Efficiency: it's not just trendy, it's indispensable. (2009 Honda Civic Hybrid)

Efficiency: it's not just trendy, it's indispensable. (2009 Honda Civic Hybrid)

Dumb question, you say. Of course economists know that an economy grows because, over time, workers get more productive (and there are more of them) and capital gets invested in new machinery and equipment that work better than the old stuff. Right?

 Well…sort of. Nobel economist Robert Solow owes part of his reputation to his studies analyzing the drivers of economic growth. This brilliant man, building on decades of earlier thinking by many other brilliant economists, labored long and hard to produce the work that won him the Nobel prize—which concluded that capital and labor accounted for…one-seventh of all economic growth. The mere 85 percent or so that remains, now called the Solow Residual (or total factor productivity or just “technological progress”), is not explained in conventional economic theory.

 But the authors of a new book think they have filled in this theoretical gap—and the implications are profound. Robert Ayres and Ed Ayres, whose book Crossing the Energy Divide: Moving from Fossil Fuel Dependence to a Clean-Energy Future (Wharton School Publishing) is due out in January, argue that economic growth is driven, not by just two factors, but by three: labor, capital, and energy—or more specifically, “the increasing thermodynamic efficiency with which energy and raw materials are converted into useful work.”

 In other words, roughly, economic growth depends to a very large extent on the services obtained from the energy the economy uses. Economic growth rates were low in the days before the Industrial Revolution because the total energy available to any economy was limited by the amount of sunlight captured by farmers’ fields, which supplied food for both people and draft animals. Except for a few windmills, that’s about all there was. Learning how to make machines that ran on coal changed all that by tapping a vast new source of energy.

 This insight into the role of energy in economic growth is not just of academic interest. One result is especially critical to modern society: When energy is abundant and cheap, as it has been for decades now in the industrialized world (in the form of readily extractable coal and oil), an economy can grow lickety-split even if its overall energy efficiency is very low. And ours is absurdly low: the payload efficiency of a car, for instance, is typically about 1 percent. However, when energy becomes scarce and expensive, unless service efficiencies rise sharply, in effect you strangle one of the key factors underlying economic growth.

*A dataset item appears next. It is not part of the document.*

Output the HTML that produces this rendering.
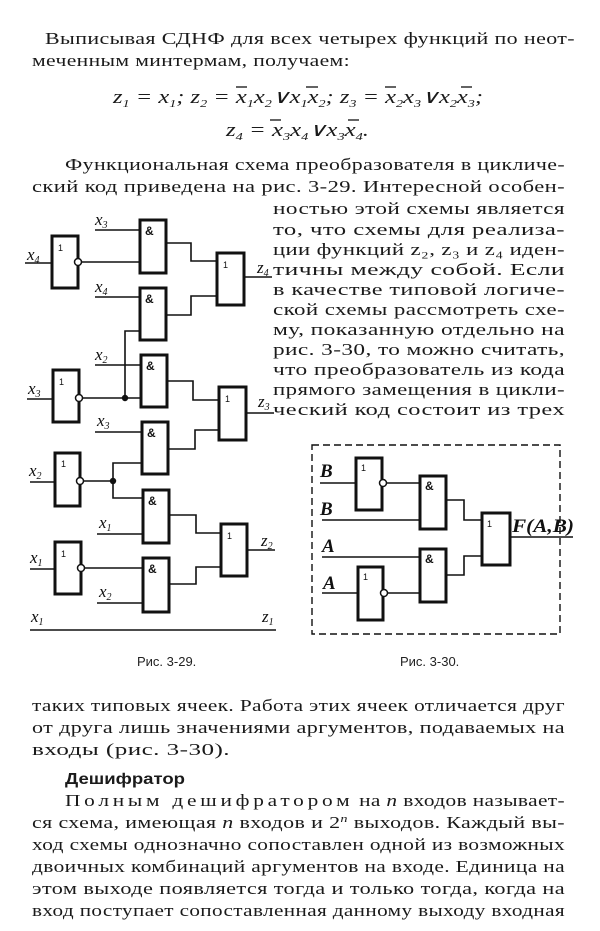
<!DOCTYPE html>
<html><head><meta charset="utf-8"><style>
html,body{margin:0;padding:0;background:#fff;}
svg{display:block}
.t{font-family:"Liberation Serif",serif;font-size:17px;fill:#1a1a1a;letter-spacing:0.3px}
.m{font-family:"Liberation Serif",serif;font-style:italic;font-size:19px;fill:#1a1a1a}
.s{font-family:"Liberation Serif",serif;font-style:italic;font-size:17px;fill:#111}
.c{font-family:"Liberation Sans",sans-serif;font-size:13px;fill:#222}
.g{fill:none;stroke:#111;stroke-width:3}
.w{fill:none;stroke:#111;stroke-width:1.6}
.gl{font-family:"Liberation Sans",sans-serif;font-size:9px;fill:#111}
.ga{font-family:"Liberation Sans",sans-serif;font-size:12px;font-weight:bold;fill:#111}
.b{font-family:"Liberation Serif",serif;font-style:italic;font-weight:bold;font-size:19px;fill:#111}
</style></head><body>
<svg width="600" height="931" viewBox="0 0 600 931" xmlns="http://www.w3.org/2000/svg">
<text class="t" x="45" y="44" textLength="530" lengthAdjust="spacingAndGlyphs">Выписывая СДНФ для всех четырех функций по неот-</text>
<text class="t" x="32" y="66" textLength="318" lengthAdjust="spacingAndGlyphs">меченным минтермам, получаем:</text>
<text class="m" x="113" y="103" textLength="370" lengthAdjust="spacingAndGlyphs">z<tspan font-size="11" dy="4">1</tspan><tspan dy="-4"> = x</tspan><tspan font-size="11" dy="4">1</tspan><tspan dy="-4">;  z</tspan><tspan font-size="11" dy="4">2</tspan><tspan dy="-4"> = x</tspan><tspan font-size="11" dy="4">1</tspan><tspan dy="-4">x</tspan><tspan font-size="11" dy="4">2</tspan><tspan dy="-4">∨x</tspan><tspan font-size="11" dy="4">1</tspan><tspan dy="-4">x</tspan><tspan font-size="11" dy="4">2</tspan><tspan dy="-4">;  z</tspan><tspan font-size="11" dy="4">3</tspan><tspan dy="-4"> = x</tspan><tspan font-size="11" dy="4">2</tspan><tspan dy="-4">x</tspan><tspan font-size="11" dy="4">3</tspan><tspan dy="-4">∨x</tspan><tspan font-size="11" dy="4">2</tspan><tspan dy="-4">x</tspan><tspan font-size="11" dy="4">3</tspan><tspan dy="-4">;</tspan></text>
<g stroke="#111" stroke-width="1.3">
<line x1="236" y1="87" x2="247" y2="87"/><line x1="306" y1="87" x2="318" y2="87"/>
<line x1="385" y1="87" x2="396" y2="87"/><line x1="461" y1="87" x2="472" y2="87"/>
<line x1="270" y1="120" x2="281" y2="120"/><line x1="348" y1="120" x2="359" y2="120"/>
</g>
<text class="m" x="226" y="136" textLength="143" lengthAdjust="spacingAndGlyphs">z<tspan font-size="11" dy="4">4</tspan><tspan dy="-4"> = x</tspan><tspan font-size="11" dy="4">3</tspan><tspan dy="-4">x</tspan><tspan font-size="11" dy="4">4</tspan><tspan dy="-4">∨x</tspan><tspan font-size="11" dy="4">3</tspan><tspan dy="-4">x</tspan><tspan font-size="11" dy="4">4</tspan><tspan dy="-4">.</tspan></text>
<text class="t" x="65" y="170" textLength="500" lengthAdjust="spacingAndGlyphs">Функциональная схема преобразователя в цикличе-</text>
<text class="t" x="32" y="192" textLength="533" lengthAdjust="spacingAndGlyphs">ский код приведена на рис. 3-29. Интересной особен-</text>
<g class="t">
<text x="273" y="214" textLength="292" lengthAdjust="spacingAndGlyphs">ностью этой схемы является</text>
<text x="273" y="235" textLength="292" lengthAdjust="spacingAndGlyphs">то, что схемы для реализа-</text>
<text x="273" y="255" textLength="292" lengthAdjust="spacingAndGlyphs">ции функций z₂, z₃ и z₄ иден-</text>
<text x="273" y="275" textLength="292" lengthAdjust="spacingAndGlyphs">тичны  между собой. Если</text>
<text x="273" y="295" textLength="292" lengthAdjust="spacingAndGlyphs">в качестве типовой логиче-</text>
<text x="273" y="315" textLength="292" lengthAdjust="spacingAndGlyphs">ской схемы рассмотреть схе-</text>
<text x="273" y="335" textLength="292" lengthAdjust="spacingAndGlyphs">му, показанную отдельно на</text>
<text x="273" y="355" textLength="292" lengthAdjust="spacingAndGlyphs">рис. 3-30, то можно считать,</text>
<text x="273" y="375" textLength="292" lengthAdjust="spacingAndGlyphs">что преобразователь из кода</text>
<text x="273" y="395" textLength="292" lengthAdjust="spacingAndGlyphs">прямого замещения в цикли-</text>
<text x="273" y="415" textLength="292" lengthAdjust="spacingAndGlyphs">ческий код состоит из трех</text>
</g>
<g class="w">
<path d="M25 263H52"/><path d="M95 230H140"/><path d="M82 262H140"/>
<path d="M166 243H191V261H217"/><path d="M244 277H272"/>
<path d="M95 297H140"/><path d="M166 315H191V296H217"/>
<path d="M140 331H125V398"/>
<path d="M27 399H53"/><path d="M95 365H141"/><path d="M83 398H141"/>
<path d="M167 381H193V400H218"/><path d="M246 413H274"/>
<path d="M95 432H142"/><path d="M168 449H195V430H219"/>
<path d="M142 463H113V498H143"/>
<path d="M30 482H55"/><path d="M84 481H113"/>
<path d="M97 534H143"/><path d="M169 515H196V533H221"/><path d="M247 550H275"/>
<path d="M30 569H55"/><path d="M85 568H143"/><path d="M97 603H143"/><path d="M169 584H196V567H221"/>
<path d="M30 630H276"/>
</g>
<g class="g">
<rect x="52" y="236" width="26" height="52"/><rect x="140" y="220" width="26" height="53"/>
<rect x="217" y="253" width="27" height="52"/><rect x="140" y="288" width="26" height="52"/>
<rect x="53" y="370" width="26" height="52"/><rect x="141" y="355" width="26" height="52"/>
<rect x="219" y="387" width="27" height="53"/><rect x="142" y="422" width="26" height="52"/>
<rect x="55" y="453" width="25" height="53"/><rect x="143" y="490" width="26" height="53"/>
<rect x="221" y="524" width="26" height="52"/><rect x="55" y="542" width="26" height="52"/>
<rect x="143" y="558" width="26" height="54"/>
</g>
<g fill="#fff" stroke="#111" stroke-width="1.5">
<circle cx="78" cy="262" r="3.5"/><circle cx="79" cy="398" r="3.5"/><circle cx="80" cy="481" r="3.5"/><circle cx="81" cy="568" r="3.5"/>
</g>
<circle cx="125" cy="398" r="3.2" fill="#111"/><circle cx="113" cy="481" r="3.2" fill="#111"/>
<g class="gl">
<text x="58" y="251">1</text><text x="223" y="268">1</text><text x="59" y="385">1</text><text x="225" y="402">1</text>
<text x="61" y="467">1</text><text x="227" y="539">1</text><text x="61" y="557">1</text>
</g>
<g class="ga">
<text x="145" y="235">&amp;</text><text x="145" y="303">&amp;</text><text x="146" y="370">&amp;</text><text x="147" y="437">&amp;</text>
<text x="148" y="505">&amp;</text><text x="148" y="573">&amp;</text>
</g>
<g class="s">
<text x="95" y="225">x<tspan font-size="10" dy="3">3</tspan></text>
<text x="27" y="260">x<tspan font-size="10" dy="3">4</tspan></text>
<text x="257" y="273">z<tspan font-size="10" dy="3">4</tspan></text>
<text x="95" y="292">x<tspan font-size="10" dy="3">4</tspan></text>
<text x="95" y="360">x<tspan font-size="10" dy="3">2</tspan></text>
<text x="28" y="394">x<tspan font-size="10" dy="3">3</tspan></text>
<text x="258" y="407">z<tspan font-size="10" dy="3">3</tspan></text>
<text x="97" y="426">x<tspan font-size="10" dy="3">3</tspan></text>
<text x="29" y="476">x<tspan font-size="10" dy="3">2</tspan></text>
<text x="99" y="528">x<tspan font-size="10" dy="3">1</tspan></text>
<text x="261" y="546">z<tspan font-size="10" dy="3">2</tspan></text>
<text x="30" y="563">x<tspan font-size="10" dy="3">1</tspan></text>
<text x="99" y="597">x<tspan font-size="10" dy="3">2</tspan></text>
<text x="31" y="622">x<tspan font-size="10" dy="3">1</tspan></text>
<text x="262" y="622">z<tspan font-size="10" dy="3">1</tspan></text>
</g>
<text class="c" x="137" y="666">Рис. 3-29.</text>
<rect x="312" y="445" width="248" height="189" fill="none" stroke="#111" stroke-width="1.4" stroke-dasharray="7,4"/>
<g class="w">
<path d="M320 483H356"/><path d="M386 483H420"/><path d="M322 520H420"/>
<path d="M446 500H464V520H482"/><path d="M510 537H573"/>
<path d="M322 557H420"/><path d="M322 593H358"/><path d="M387 593H420"/>
<path d="M446 575H464V556H482"/>
</g>
<g class="g">
<rect x="356" y="458" width="26" height="52"/><rect x="420" y="476" width="26" height="53"/>
<rect x="482" y="513" width="28" height="52"/><rect x="420" y="549" width="26" height="53"/>
<rect x="358" y="567" width="25" height="53"/>
</g>
<g fill="#fff" stroke="#111" stroke-width="1.5"><circle cx="383" cy="483" r="3.5"/><circle cx="384" cy="593" r="3.5"/></g>
<g class="gl"><text x="361" y="471">1</text><text x="487" y="527">1</text><text x="363" y="580">1</text></g>
<g class="ga"><text x="425" y="490">&amp;</text><text x="425" y="563">&amp;</text></g>
<g class="b">
<text x="320" y="477">B</text><text x="320" y="515">B</text><text x="322" y="552">A</text><text x="323" y="589">A</text>
<text x="512" y="532" textLength="62" lengthAdjust="spacingAndGlyphs">F(A,B)</text>
</g>
<text class="c" x="400" y="666">Рис. 3-30.</text>
<text class="t" x="32" y="711" textLength="533" lengthAdjust="spacingAndGlyphs">таких типовых ячеек. Работа этих ячеек отличается друг</text>
<text class="t" x="32" y="733" textLength="533" lengthAdjust="spacingAndGlyphs">от друга лишь значениями аргументов, подаваемых на</text>
<text class="t" x="32" y="755" textLength="198" lengthAdjust="spacingAndGlyphs">входы (рис. 3-30).</text>
<text x="65" y="784" font-family="Liberation Sans,sans-serif" font-weight="bold" font-size="16" fill="#1a1a1a" textLength="120" lengthAdjust="spacingAndGlyphs">Дешифратор</text>
<text class="t" x="65" y="806" textLength="500" lengthAdjust="spacingAndGlyphs"><tspan letter-spacing="3">Полным дешифратором</tspan> на <tspan font-style="italic">n</tspan> входов называет-</text>
<text class="t" x="32" y="828" textLength="533" lengthAdjust="spacingAndGlyphs">ся схема, имеющая <tspan font-style="italic">n</tspan> входов и 2<tspan font-size="11" dy="-6" font-style="italic">n</tspan><tspan dy="6"> выходов. Каждый вы-</tspan></text>
<text class="t" x="32" y="850" textLength="533" lengthAdjust="spacingAndGlyphs">ход схемы однозначно сопоставлен одной из возможных</text>
<text class="t" x="32" y="872" textLength="533" lengthAdjust="spacingAndGlyphs">двоичных комбинаций аргументов на входе. Единица на</text>
<text class="t" x="32" y="894" textLength="533" lengthAdjust="spacingAndGlyphs">этом выходе появляется тогда и только тогда, когда на</text>
<text class="t" x="32" y="916" textLength="533" lengthAdjust="spacingAndGlyphs">вход поступает сопоставленная данному выходу входная</text>
</svg>
</body></html>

 As it happens, many experts believe that we are entering a period of constraints on energy supplies, as evidenced by the prospects of peak oil and the growing suspicion that there is less coal readily available than we thought. This, and the imperative to address climate change, puts a premium both on shifting rapidly to renewable energy and on working very hard to get more efficient in our energy use—including wringing as much service as possible out of the fossil energy we must use during the transition. And in fact the second main thrust of Crossing the Energy Divide is how to do that. At least in the United States, there are staggering gains to be had relatively cheaply and quickly, especially from more widespread adoption of energy recycling.

 (Full disclosure: Ed Ayres is the former editor, now retired, of World Watch Magazine; Robert Ayres, a physics-trained economist, is his brother.)